How can we make the world a better place?
Question from the Internet:
“Will the world ever be a better place to live again?”
The world cannot become good or better again unless we learn and accept what “good” actually means.
So far, we have been defining “good” according to our inherently self-serving, self-justifying, egocentric, subjective and exploitative nature.
Accordingly, “good” is a state that gives us pleasures, and we do not feel pain, where we can consume and accumulate for ourselves whatever we want. And it has been even better if we succeeded and gained at the expense of others while we never cared about our negative effect on Nature.

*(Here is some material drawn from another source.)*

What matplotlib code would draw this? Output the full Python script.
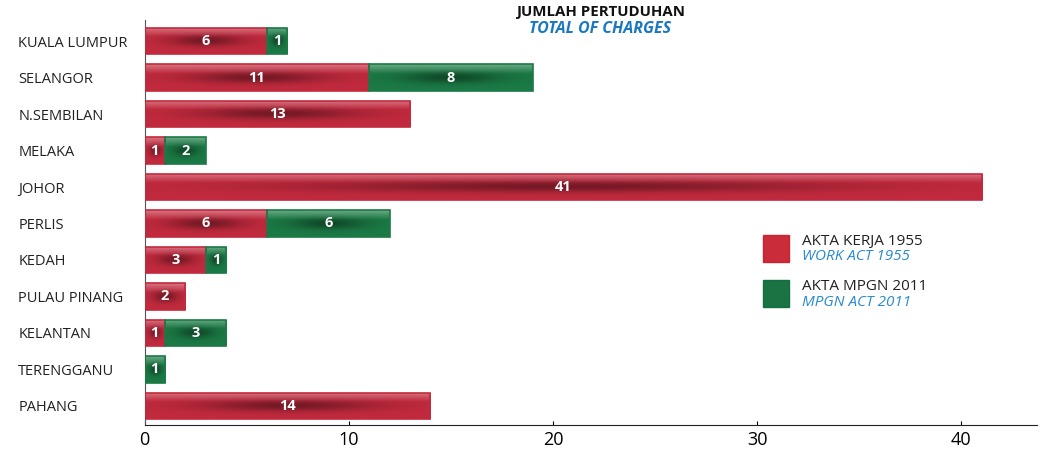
import matplotlib.pyplot as plt
import numpy as np
from matplotlib.patches import Rectangle
from matplotlib.colors import to_rgb

plt.rcParams['font.family'] = ['Open Sans', 'DejaVu Sans']

states = ['KUALA LUMPUR', 'SELANGOR', 'N.SEMBILAN', 'MELAKA', 'JOHOR', 'PERLIS',
          'KEDAH', 'PULAU PINANG', 'KELANTAN', 'TERENGGANU', 'PAHANG']
kerja = [6, 11, 13, 1, 41, 6, 3, 2, 1, 0, 14]
mpgn = [1, 8, 0, 2, 0, 6, 1, 0, 3, 1, 0]
xticks = [0, 10, 20, 30, 40]

red = '#c22a3e'
green = '#1b7a45'


def shaded(ax, bar, base):
    """fill a bar with a glossy gradient clipped to its shape"""
    x0, y0 = bar.get_x(), bar.get_y()
    w, h = bar.get_width(), bar.get_height()
    if w <= 0:
        return
    c = np.array(to_rgb(base))
    ny, nx = 40, 120
    v = np.linspace(0, 1, ny)[:, None]   # 0 = top of bar on screen
    u = np.linspace(-1, 1, nx)[None, :]
    light = 0.35 * np.clip(1 - v / 0.35, 0, 1)           # light band on top
    dark = 0.4 * np.exp(-((v - 0.5) / 0.22) ** 2) * np.exp(-(u / 0.6) ** 2)
    img = np.empty((ny, nx, 3))
    for k in range(3):
        col = c[k] * (1 - dark) + light * (1 - c[k])
        img[:, :, k] = np.clip(col, 0, 1)
    im = ax.imshow(img, extent=(x0, x0 + w, y0 + h, y0), aspect='auto',
                   zorder=2, interpolation='bilinear')
    im.set_clip_path(bar)
    ax.add_patch(Rectangle((x0, y0), w, h, fill=False, edgecolor=base,
                           linewidth=1.2, zorder=3))


fig = plt.figure(figsize=(10.4, 4.55), dpi=100)
ax = fig.add_axes([0.139, 0.066, 0.858, 0.89])

y = np.arange(len(states))
b1 = ax.barh(y, kerja, height=0.72, color=red, zorder=1)
b2 = ax.barh(y, mpgn, left=kerja, height=0.72, color=green, zorder=1)

for bars, vals, col in [(b1, kerja, red), (b2, mpgn, green)]:
    for bar, v in zip(bars, vals):
        shaded(ax, bar, col)
        if v > 0:
            ax.text(bar.get_x() + bar.get_width() / 2, bar.get_y() + bar.get_height() / 2,
                    str(v), ha='center', va='center', color='white',
                    fontsize=10.5, fontweight='bold', zorder=4)

ax.set_xlim(0, 43.7)
ax.set_ylim(10.52, -0.575)
ax.set_xticks(xticks)
ax.set_xticklabels([str(t) for t in xticks], fontsize=13)
ax.tick_params(axis='x', direction='in', length=3, pad=4)
ax.set_yticks(y)
ax.set_yticklabels(states, fontsize=10.5, ha='left', color='#222222')
ax.tick_params(axis='y', length=0, pad=91)
for s in ['top', 'right']:
    ax.spines[s].set_visible(False)
ax.spines['left'].set_color('#555555')
ax.spines['bottom'].set_color('#222222')

fig.text(0.577, 0.973, 'JUMLAH PERTUDUHAN', ha='center', va='center',
         fontsize=10.8, fontweight='bold', color='#111111')
fig.text(0.577, 0.936, 'TOTAL OF CHARGES', ha='center', va='center',
         fontsize=11.5, fontweight='bold', style='italic', color='#1a78c2')

# legend
for yy, col, t1, t2 in [(235, '#c8202e', 'AKTA KERJA 1955', 'WORK ACT 1955'),
                        (280, '#0e6b3a', 'AKTA MPGN 2011', 'MPGN ACT 2011')]:
    fig.patches.append(Rectangle((763 / 1040, 1 - (yy + 27) / 455), 26 / 1040, 27 / 455,
                                 transform=fig.transFigure, facecolor=col,
                                 edgecolor=col, alpha=0.95))
    fig.text(802 / 1040, 1 - (yy + 6) / 455, t1, fontsize=11, va='center', color='#222222')
    fig.text(802 / 1040, 1 - (yy + 22) / 455, t2, fontsize=11, va='center',
             style='italic', color='#2a8ad0')

plt.savefig('out.png', dpi=100)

As a result, we now find ourselves in a deepening and seemingly unsolvable crisis that affects all human activities while we arrive at the brink of seemingly inevitable self-destruction.
We urgently need to understand that we do not exist in a human bubble outside of or above Nature. We cannot simply continue to look at “good/bad” according to whether it is “sweet or bitter” for ourselves.
We exist in and are integral parts of Nature’s finely balanced and mutually integrated system, where strict and unforgiving laws govern the fragile balance and homeostasis that life depends on. In this Natural system, “good” is whatever facilitates and sustains that balance, while bad is everything that disrupts that general balance and jeopardizes life.
Only when we willingly and consciously start adapting ourselves to Nature’s laws and mutual integration and swap our selfish “sweet/bitter” for nature’s definitions of “good/bad” will we make our lives better and facilitate our collective human survival in Nature.